Franklin Co. To Build New Career Academy With New E-SPLOST

By MJ Kneiser, WLHR Radio, Lavonia

Now that Franklin County voters have voted to continue the education special purpose local option sales tax, or E-SPLOST, for another five years, attention is turning to beginning work on the main project, the Career Academy at Franklin County High School.

Franklin County School Superintendent Dr. Ruth O’Dell said she believes voters saw the importance of continuing the E-SPLOST and the construction of a new Career Academy.

“The projects themselves appeal to people; especially the Career Academy,” O’Dell said. “That will affect everybody and will really cap off what we started at the high school; with the new academic building, now we’ll have a Career Academy. The Career Academy will go far beyond just a building.”
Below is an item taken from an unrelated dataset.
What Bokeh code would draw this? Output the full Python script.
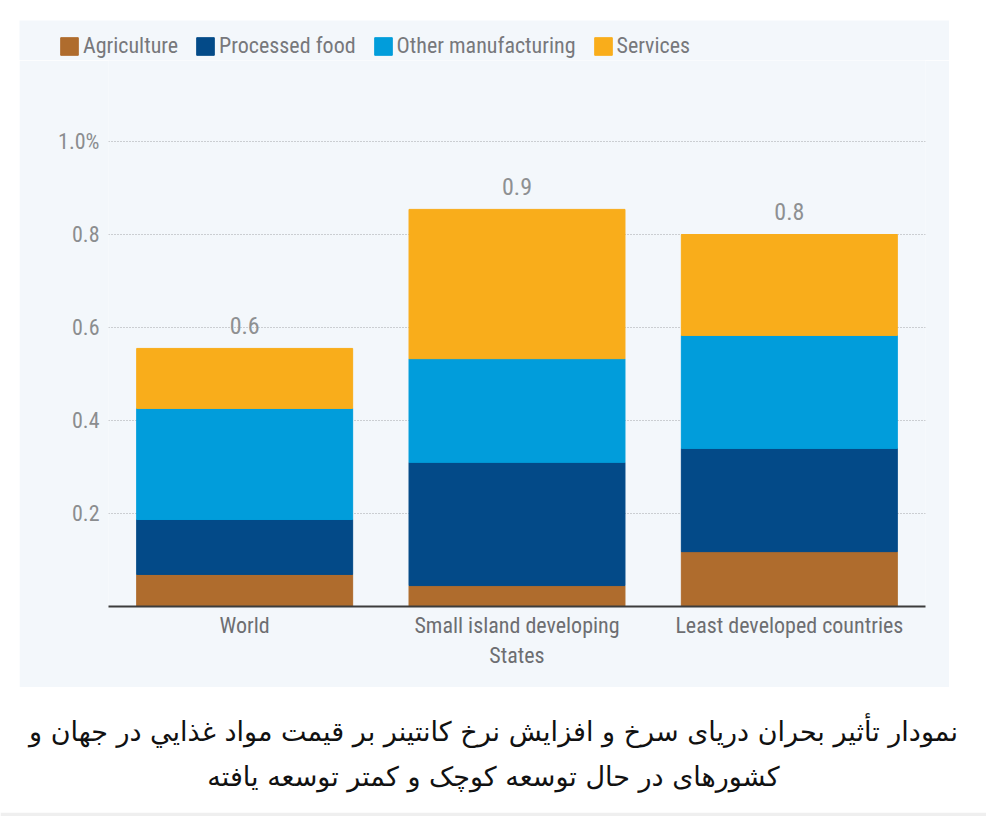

O’Dell went on to say that once opened, the new Career Academy will give students a chance to investigate a number of different options for post secondary education as well as technology and agriculture careers.

“It will house state of the art CTAE programs, so we really need a new building in order to have a quality CTAE program; the kind that will launch students into career fields,” O’Dell said.

O’Dell said currently, the high school students who want to take college classes at Emmanuel College or North Georgia Tech’s Currahee Campus have to find their own way.

Next year, she said the school will be busing students to those locations, but that will be eliminated with the new Career Academy.

“This will connect us more seamlessly with North Georgia Tech and if we get this on campus it will be even better,” O’Dell said. “We want our students to go somewhere else after high school. They cannot stop their education at that point. Not everyone is interested in an academic career that comes with going to a four-year school. They’re interested in technical fields, which are highly employable these days.”

Dr. O’Dell said the next step is to write a grant to help pay for the Career Academy and apply for some $3 million in funding from the state.

She said they are also working on finishing up projects in the current e-SPLOST.